Written exercise:
The records below must be copied in full; omit the images.

--------------------------------------------------

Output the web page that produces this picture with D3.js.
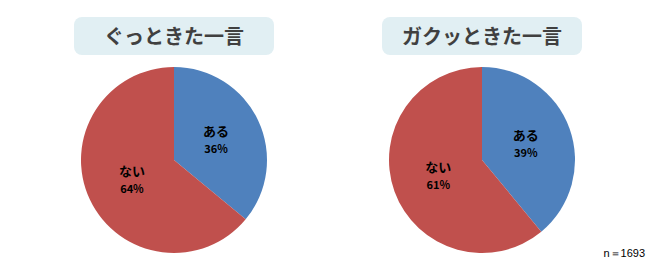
<!DOCTYPE html>
<html>
<head>
<meta charset="utf-8">
<script src="https://cdn.jsdelivr.net/npm/d3@7"></script>
<style>
body { margin: 0; background: #fff; }
svg { display: block; font-family: "Noto Sans CJK JP", "Noto Sans", sans-serif; }
</style>
</head>
<body>
<svg id="chart" width="660" height="270"></svg>
<script>
var titles = ["ぐっときた一言", "ガクッときた一言"]
var categories = ["ある", "ない"]
var values1 = [36, 64]
var values2 = [39, 61]
var colors = ["#4F81BD", "#C0504D"]
var note = "n\uFF1D1693"

var svg = d3.select("#chart")
var radius = 93
var centers = [174, 482]
var allValues = [values1, values2]

var pie = d3.pie().sort(null).value(function(d) { return d.value })
var arc = d3.arc().innerRadius(0).outerRadius(radius)
var color = d3.scaleOrdinal().domain(categories).range(colors)

allValues.forEach(function(vals, i) {
    var data = categories.map(function(c, j) { return {name: c, value: vals[j]} })
    var g = svg.append("g").attr("transform", "translate(" + centers[i] + ",160)")

    g.selectAll("path")
        .data(pie(data))
        .join("path")
        .attr("d", arc)
        .attr("fill", function(d) { return color(d.data.name) })

    var labels = g.selectAll("g.lbl")
        .data(pie(data))
        .join("g")
        .attr("class", "lbl")
        .attr("transform", function(d) {
            var c = arc.centroid(d)
            return "translate(" + c[0] + "," + c[1] + ")"
        })
    labels.append("text")
        .attr("text-anchor", "middle")
        .attr("y", -4)
        .attr("font-size", 13)
        .attr("font-weight", "bold")
        .attr("fill", "#000")
        .text(function(d) { return d.data.name })
    labels.append("text")
        .attr("text-anchor", "middle")
        .attr("y", 13)
        .attr("font-size", 11)
        .attr("font-weight", "bold")
        .attr("fill", "#000")
        .text(function(d) { return d.data.value + "%" })

    // title box
    svg.append("rect")
        .attr("x", centers[i] - 100)
        .attr("y", 17)
        .attr("width", 200)
        .attr("height", 38)
        .attr("rx", 8)
        .attr("fill", "#E1EFF3")
    svg.append("text")
        .attr("x", centers[i])
        .attr("y", 44)
        .attr("text-anchor", "middle")
        .attr("font-size", 20)
        .attr("font-weight", "bold")
        .attr("fill", "#404040")
        .text(titles[i])
})

svg.append("text")
    .attr("x", 645)
    .attr("y", 257)
    .attr("text-anchor", "end")
    .attr("font-size", 11)
    .attr("font-family", "Liberation Sans, Arial, sans-serif")
    .attr("fill", "#000")
    .text(note)
</script>
</body>
</html>
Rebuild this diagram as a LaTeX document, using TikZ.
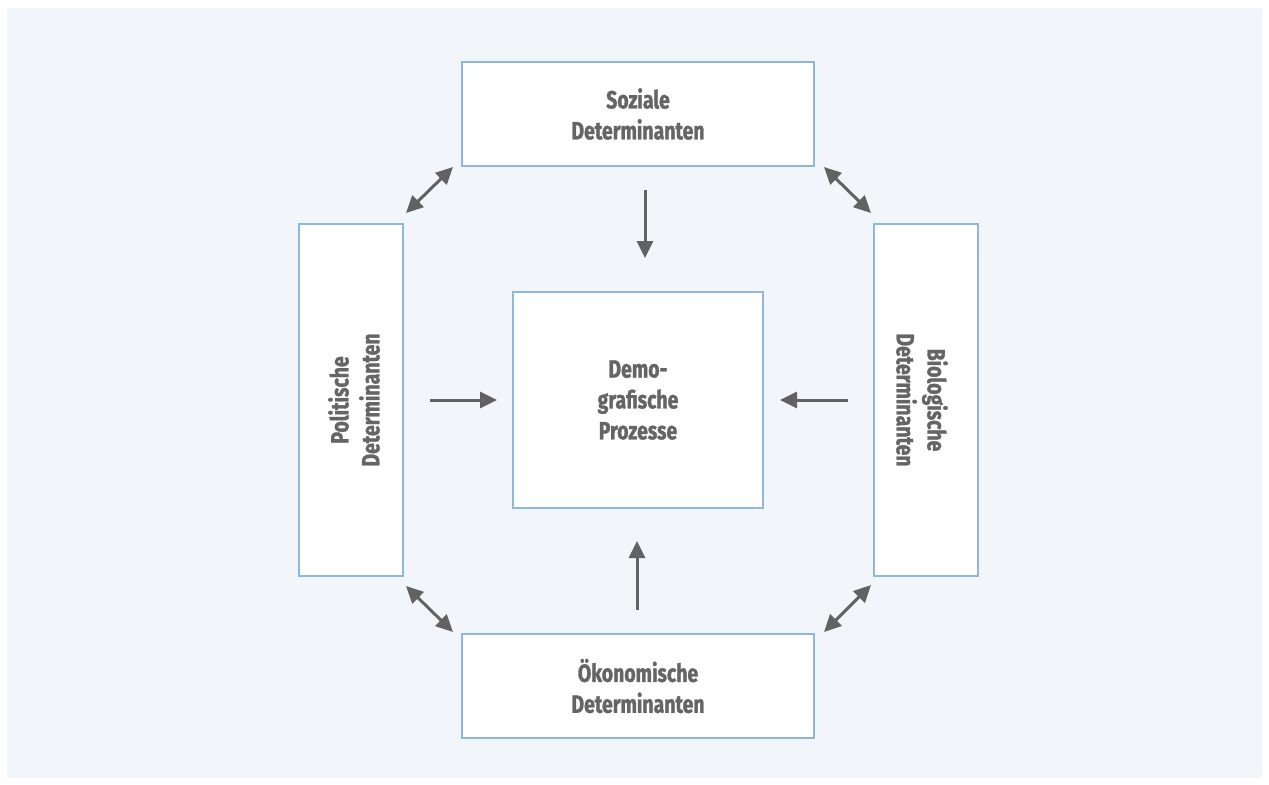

--------------------------------------------------

Reply to the task:
Output the web page that produces this picture with D3.js.
<!DOCTYPE html>
<html>
<head>
<meta charset="utf-8">
<script src="https://cdn.jsdelivr.net/npm/d3@7"></script>
<style>
body { margin: 0; background: #fff; }
svg { display: block; font-family: "Noto Sans CJK JP", "Noto Sans", sans-serif; }
</style>
</head>
<body>
<svg id="chart" width="660" height="270"></svg>
<script>
var titles = ["ぐっときた一言", "ガクッときた一言"]
var categories = ["ある", "ない"]
var values1 = [36, 64]
var values2 = [39, 61]
var colors = ["#4F81BD", "#C0504D"]
var note = "n\uFF1D1693"

var svg = d3.select("#chart")
var radius = 93
var centers = [174, 482]
var allValues = [values1, values2]

var pie = d3.pie().sort(null).value(function(d) { return d.value })
var arc = d3.arc().innerRadius(0).outerRadius(radius)
var color = d3.scaleOrdinal().domain(categories).range(colors)

allValues.forEach(function(vals, i) {
    var data = categories.map(function(c, j) { return {name: c, value: vals[j]} })
    var g = svg.append("g").attr("transform", "translate(" + centers[i] + ",160)")

    g.selectAll("path")
        .data(pie(data))
        .join("path")
        .attr("d", arc)
        .attr("fill", function(d) { return color(d.data.name) })

    var labels = g.selectAll("g.lbl")
        .data(pie(data))
        .join("g")
        .attr("class", "lbl")
        .attr("transform", function(d) {
            var c = arc.centroid(d)
            return "translate(" + c[0] + "," + c[1] + ")"
        })
    labels.append("text")
        .attr("text-anchor", "middle")
        .attr("y", -4)
        .attr("font-size", 13)
        .attr("font-weight", "bold")
        .attr("fill", "#000")
        .text(function(d) { return d.data.name })
    labels.append("text")
        .attr("text-anchor", "middle")
        .attr("y", 13)
        .attr("font-size", 11)
        .attr("font-weight", "bold")
        .attr("fill", "#000")
        .text(function(d) { return d.data.value + "%" })

    // title box
    svg.append("rect")
        .attr("x", centers[i] - 100)
        .attr("y", 17)
        .attr("width", 200)
        .attr("height", 38)
        .attr("rx", 8)
        .attr("fill", "#E1EFF3")
    svg.append("text")
        .attr("x", centers[i])
        .attr("y", 44)
        .attr("text-anchor", "middle")
        .attr("font-size", 20)
        .attr("font-weight", "bold")
        .attr("fill", "#404040")
        .text(titles[i])
})

svg.append("text")
    .attr("x", 645)
    .attr("y", 257)
    .attr("text-anchor", "end")
    .attr("font-size", 11)
    .attr("font-family", "Liberation Sans, Arial, sans-serif")
    .attr("fill", "#000")
    .text(note)
</script>
</body>
</html>
Rebuild this diagram as a LaTeX document, using TikZ.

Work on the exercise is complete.